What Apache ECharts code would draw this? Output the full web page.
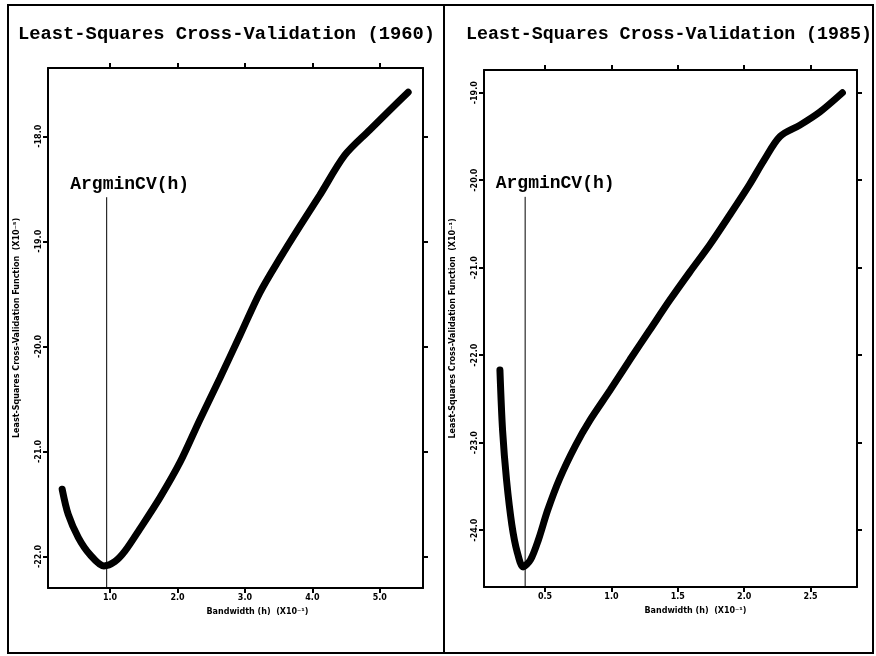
<!DOCTYPE html>
<html>
<head>
<meta charset="utf-8">
<script src="https://cdn.jsdelivr.net/npm/echarts@6/dist/echarts.min.js"></script>
<style>
  html, body { margin: 0; padding: 0; background: #fff; }
  #main { width: 876px; height: 656px; }
</style>
</head>
<body>
<div id="main"></div>
<script>
// values
var leftX = [0.29, 0.38, 0.53, 0.70, 0.91, 1.07, 1.22, 1.44, 1.74, 2.04, 2.33, 2.63, 2.93, 3.22, 3.52, 3.82, 4.11, 4.48, 4.85, 5.15, 5.42];
var leftY = [-21.36, -21.60, -21.82, -21.98, -22.09, -22.05, -21.95, -21.74, -21.44, -21.10, -20.70, -20.30, -19.89, -19.49, -19.16, -18.85, -18.56, -18.18, -17.94, -17.75, -17.58];
var rightX = [0.16, 0.18, 0.21, 0.25, 0.29, 0.335, 0.39, 0.45, 0.52, 0.61, 0.73, 0.84, 0.99, 1.14, 1.29, 1.44, 1.59, 1.74, 1.89, 2.04, 2.15, 2.27, 2.42, 2.57, 2.74];
var rightY = [-22.17, -22.86, -23.43, -23.94, -24.25, -24.42, -24.34, -24.11, -23.77, -23.41, -23.03, -22.74, -22.40, -22.05, -21.71, -21.37, -21.05, -20.74, -20.40, -20.05, -19.77, -19.50, -19.37, -19.22, -19.00];

var leftArgmin = 0.95, leftArgTop = -18.58;
var rightArgmin = 0.35, rightArgTop = -20.19;

var leftXTicks = [1, 2, 3, 4, 5];
var leftYTicks = [-22, -21, -20, -19, -18];
var rightXTicks = [0.5, 1.0, 1.5, 2.0, 2.5];
var rightYTicks = [-24, -23, -22, -21, -20, -19];

var titles = ['Least-Squares Cross-Validation (1960)', 'Least-Squares Cross-Validation (1985)'];
var xNames = ['Bandwidth (h)  (X10\u207B\u00B9)', 'Bandwidth (h)  (X10\u207B\u00B9)'];
var yNames = ['Least-Squares Cross-Validation Function  (X10\u207B\u2075)', 'Least-Squares Cross-Validation Function  (X10\u207B\u00B9)'];
var argLabel = 'ArgminCV(h)';

function zip(a, b) {
    return a.map(function (v, i) { return [v, b[i]]; });
}

var dom = document.getElementById('main');
var chart = echarts.init(dom);

var mono = 'Liberation Mono';
var small = { fontFamily: 'DejaVu Sans', fontWeight: 'bold', fontSize: 8, color: '#000' };
var lineStyle = { color: '#000', width: 2 };
var fmt = function (v) { return Number(v).toFixed(1); };

function xAx(grid, min, max, ticks, bottom, name, pad) {
    return {
        type: 'value', gridIndex: grid, min: min, max: max,
        position: bottom ? 'bottom' : 'top',
        name: bottom ? name : '', nameLocation: 'middle', nameGap: 20,
        nameTextStyle: Object.assign({ padding: [0, 0, 0, pad] }, small),
        axisLine: { show: true, onZero: false, lineStyle: lineStyle },
        axisTick: { show: true, length: 5, customValues: ticks, lineStyle: lineStyle },
        axisLabel: Object.assign({ show: bottom, customValues: ticks, formatter: fmt, margin: 6 }, small),
        splitLine: { show: false }
    };
}

function yAx(grid, min, max, ticks, left, name) {
    return {
        type: 'value', gridIndex: grid, min: min, max: max,
        position: left ? 'left' : 'right',
        name: left ? name : '', nameLocation: 'middle', nameGap: 27,
        nameTextStyle: small,
        axisLine: { show: true, onZero: false, lineStyle: lineStyle },
        axisTick: { show: true, length: 5, customValues: ticks, lineStyle: lineStyle },
        axisLabel: Object.assign({ show: left, customValues: ticks, formatter: fmt, rotate: 90, margin: 5 }, small),
        splitLine: { show: false }
    };
}

function argSeries(xi, yi, x, yMin, yTop, off) {
    return {
        type: 'line', xAxisIndex: xi, yAxisIndex: yi, silent: true,
        symbol: 'circle', symbolSize: 0.1, showSymbol: true,
        itemStyle: { color: '#000' },
        lineStyle: { color: '#000', width: 1 },
        label: { show: false },
        data: [
            [x, yMin],
            { value: [x, yTop], label: { show: true, position: 'top', distance: 4, offset: [off, 0],
              formatter: argLabel, fontFamily: mono, fontWeight: 'bold', fontSize: 18, color: '#000' } }
        ]
    };
}

option = {
    backgroundColor: '#fff',
    animation: false,
    title: [
        { text: titles[0], left: 13, top: 20, textStyle: { fontFamily: mono, fontWeight: 'bold', fontSize: 18.8, color: '#000' } },
        { text: titles[1], left: 461, top: 20, textStyle: { fontFamily: mono, fontWeight: 'bold', fontSize: 18.3, color: '#000' } }
    ],
    grid: [
        { left: 48, top: 68, right: 453, bottom: 68 },
        { left: 484, top: 70, right: 19, bottom: 69 }
    ],
    xAxis: [
        xAx(0, 0.08, 5.64, leftXTicks, true, xNames[0], 44),
        xAx(0, 0.08, 5.64, leftXTicks, false, '', 0),
        xAx(1, 0.04, 2.85, rightXTicks, true, xNames[1], 50),
        xAx(1, 0.04, 2.85, rightXTicks, false, '', 0)
    ],
    yAxis: [
        yAx(0, -22.3, -17.35, leftYTicks, true, yNames[0]),
        yAx(0, -22.3, -17.35, leftYTicks, false, ''),
        yAx(1, -24.65, -18.74, rightYTicks, true, yNames[1]),
        yAx(1, -24.65, -18.74, rightYTicks, false, '')
    ],
    graphic: [
        { type: 'rect', shape: { x: 8, y: 5, width: 865, height: 648 }, style: { fill: 'none', stroke: '#000', lineWidth: 2 } },
        { type: 'line', shape: { x1: 444, y1: 5, x2: 444, y2: 653 }, style: { stroke: '#000', lineWidth: 2 } }
    ],
    series: [
        {
            type: 'line', xAxisIndex: 0, yAxisIndex: 0, smooth: 0.3,
            symbol: 'none', lineStyle: { color: '#000', width: 7, cap: 'round' },
            data: zip(leftX, leftY)
        },
        argSeries(0, 0, leftArgmin, -22.3, leftArgTop, 23),
        {
            type: 'line', xAxisIndex: 2, yAxisIndex: 2, smooth: 0.3,
            symbol: 'none', lineStyle: { color: '#000', width: 7, cap: 'round' },
            data: zip(rightX, rightY)
        },
        argSeries(2, 2, rightArgmin, -24.65, rightArgTop, 30)
    ]
};

if (option && typeof option === 'object') {
    chart.setOption(option, true);
}
</script>
</body>
</html>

-.-.-

## DIRECTIVE
Would you reproduce the lines above, from the very first through the line containing "var rightYTicks = [-24, -23, -22, -21, -20, -19];", exactly and without the pictures?

## FINISHED TASK
What Apache ECharts code would draw this? Output the full web page.
<!DOCTYPE html>
<html>
<head>
<meta charset="utf-8">
<script src="https://cdn.jsdelivr.net/npm/echarts@6/dist/echarts.min.js"></script>
<style>
  html, body { margin: 0; padding: 0; background: #fff; }
  #main { width: 876px; height: 656px; }
</style>
</head>
<body>
<div id="main"></div>
<script>
// values
var leftX = [0.29, 0.38, 0.53, 0.70, 0.91, 1.07, 1.22, 1.44, 1.74, 2.04, 2.33, 2.63, 2.93, 3.22, 3.52, 3.82, 4.11, 4.48, 4.85, 5.15, 5.42];
var leftY = [-21.36, -21.60, -21.82, -21.98, -22.09, -22.05, -21.95, -21.74, -21.44, -21.10, -20.70, -20.30, -19.89, -19.49, -19.16, -18.85, -18.56, -18.18, -17.94, -17.75, -17.58];
var rightX = [0.16, 0.18, 0.21, 0.25, 0.29, 0.335, 0.39, 0.45, 0.52, 0.61, 0.73, 0.84, 0.99, 1.14, 1.29, 1.44, 1.59, 1.74, 1.89, 2.04, 2.15, 2.27, 2.42, 2.57, 2.74];
var rightY = [-22.17, -22.86, -23.43, -23.94, -24.25, -24.42, -24.34, -24.11, -23.77, -23.41, -23.03, -22.74, -22.40, -22.05, -21.71, -21.37, -21.05, -20.74, -20.40, -20.05, -19.77, -19.50, -19.37, -19.22, -19.00];

var leftArgmin = 0.95, leftArgTop = -18.58;
var rightArgmin = 0.35, rightArgTop = -20.19;

var leftXTicks = [1, 2, 3, 4, 5];
var leftYTicks = [-22, -21, -20, -19, -18];
var rightXTicks = [0.5, 1.0, 1.5, 2.0, 2.5];
var rightYTicks = [-24, -23, -22, -21, -20, -19];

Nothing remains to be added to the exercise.